Johnson & Johnson's Talcum Powder Bankruptcy Could Be Overturned By March 31
Plaintiff attorneys have appealed the Judge's bankruptcy decision which will be forthcoming at the end of this month
Wednesday, March 16, 2022 - Talcum powder ovarian cancer victims that have registered to file lawsuits against Johnson & Johnson are thinking that they may never see their day in court. Ovarian cancer is often diagnosed in its latest stages and is difficult to treat because it has spread to nearby organs or throughout the body through the bloodstream. Johnson & Johnson had an obligation to know and to inform their customer for more than the last 50 years since they first discovered asbestos tainted their talc supplier, Imerys Inc.'s talc supply. Court documents in about 2-dozen Johnson's Baby Powder cancer trials show the company knew about the asbestos cancer problem and decided not to place an asbestos warning label on their baby powder product or others they make that contain talc. Johnson & Johnson's recently-filed talcum powder bankruptcy plan has been approved by U.S. Bankruptcy Judge Michael Kaplan and may take years to decide which of the 40,000 or so Johnson's Baby Powder cancer plaintiffs are to receive a settlement. Plaintiffs bar attorneys, legal scholars and other lawyers representing talcum powder cancer victims are filing an appeal of Judge Kaplan's bankruptcy approval decision and, even if it is successful, could add years to the plaintiff's waiting time. According to Reuters, "Cancer plaintiffs have asked Kaplan to dismiss LTL's bankruptcy case and allow them to resume the lawsuits against J&J. Kaplan, who presided over a week-long hearing on the matter in Trenton, New Jersey, has said he will decide by the end of the month whether to dismiss the case."
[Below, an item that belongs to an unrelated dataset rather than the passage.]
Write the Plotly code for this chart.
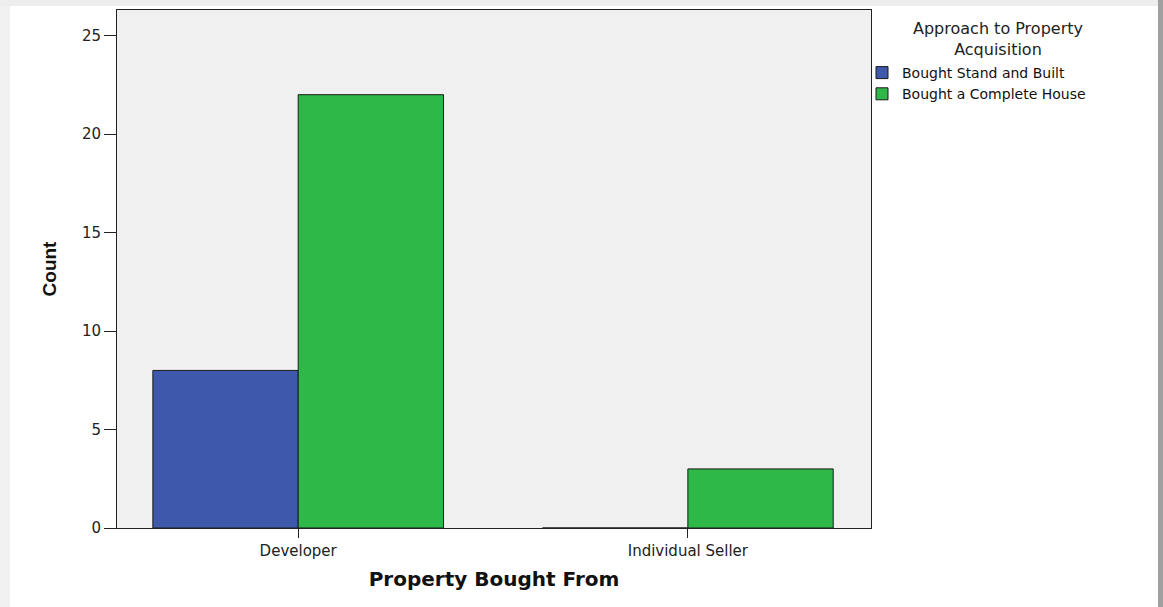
import plotly.graph_objects as go

categories = ["Developer", "Individual Seller"]
series_names = ["Bought Stand and Built", "Bought a Complete House"]
stand_built = [8, 0]
complete_house = [22, 3]
colors = ["#3E58AC", "#2EB848"]
y_ticks = [0, 5, 10, 15, 20, 25]
legend_title = "Approach to Property<br>Acquisition"

W, H = 1163, 607
L, R, T, B = 117, 871, 10, 528
pw, ph = R - L, B - T

def px_x(px):
    return (px - L) / pw

def px_y(py):
    return (B - py) / ph

fig = go.Figure()
for name, vals, col in zip(series_names, [stand_built, complete_house], colors):
    fig.add_trace(go.Bar(
        x=categories, y=vals, name=name,
        marker=dict(color=col, line=dict(color="#1a1a1a", width=1)),
    ))

font = "DejaVu Sans, Liberation Sans, Arial, sans-serif"
fig.update_layout(
    width=W, height=H,
    barmode="group", bargap=0.254, bargroupgap=0,
    paper_bgcolor="white", plot_bgcolor="#F0F0F0",
    margin=dict(l=L, r=W - R, t=T, b=H - B, pad=0),
    font=dict(family=font, size=14, color="#222"),
    xaxis=dict(
        range=[-0.465, 1.47], showgrid=False, showline=True, linecolor="#222", linewidth=1,
        mirror=True, ticks="outside", ticklen=9, tickcolor="#222",
        tickfont=dict(size=15, color="#222"),
        title=dict(text="<b>Property Bought From</b>",
                   font=dict(size=20, color="#111", family="DejaVu Sans, Arial"), standoff=12),
    ),
    yaxis=dict(
        range=[0, 26.3], tickvals=y_ticks, showgrid=False, zeroline=False, showline=True,
        linecolor="#222", linewidth=1, mirror=True, ticks="outside", ticklen=12, tickcolor="#222",
        tickfont=dict(size=15, color="#222"),
        title=dict(text="<b>Count</b>",
                   font=dict(size=19, color="#111", family="Liberation Sans, Arial"), standoff=20),
    ),
    legend=dict(
        x=px_x(862), y=px_y(57), xanchor="left", yanchor="top",
        font=dict(size=14, color="#111"),
        bgcolor="rgba(0,0,0,0)", itemwidth=30, tracegroupgap=0,
    ),
    annotations=[
        dict(text=legend_title, xref="paper", yref="paper", x=px_x(998), y=px_y(17),
             xanchor="center", yanchor="top", showarrow=False, align="center",
             font=dict(size=16, color="#222", family=font)),
    ],
    shapes=[
        dict(type="rect", xref="paper", yref="paper", x0=px_x(0), x1=px_x(10), y0=px_y(607), y1=px_y(0),
             fillcolor="#F0F0F0", line=dict(width=0), layer="below"),
        dict(type="rect", xref="paper", yref="paper", x0=px_x(0), x1=px_x(1158), y0=px_y(6), y1=px_y(0),
             fillcolor="#EDEDED", line=dict(width=0), layer="below"),
        dict(type="rect", xref="paper", yref="paper", x0=px_x(1158), x1=px_x(1163), y0=px_y(607), y1=px_y(0),
             fillcolor="#A0A0A0", line=dict(width=0), layer="below"),
    ],
)

fig.write_html("out.html", config={"displayModeBar": False},
               post_script="document.body.style.margin='0';")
Most ovarian cancer plaintiffs think that by the time they get around to receiving a dime, their cancer may be so advanced they can not enjoy their financial windfall. Since late-stage ovarian cancer has a 5-year survival rate of about 5%, most of the women with a confirmed cancer diagnosis will have died. Johnson & Johnson's spin-off company LTL management said in a statement the other day that the company would be willing to let a court-appointed independent auditor come in and examine the company's finances to see if it was being fair to cancer plaintiffs. LTL management's attorney Greg Gordon brought up the idea to Judge Kaplan saying the auditor could examine whatever it wanted. Gordon and other attorneys for the defense have argued that bankruptcy court is the fairest and fastest way to resolve the sheer volume of cases (more than 38,000) registered against them. Attorneys point out that only a dozen cases or so per year could be adjudicated per year leaving most out in the cold. Plaintiff attorneys would have to batch hundreds of plaintiffs together in single trials like the one where 22 women with ovarian cancer were awarded an appeals-adjusted $2.1 billion. The jury was incensed by what the Missouri appeals court judge characterized as "Johnson & Johnson's reprehensible corporate behavior" after it found asbestos in their talc supplies. The jury award consisted of mostly punitive damages.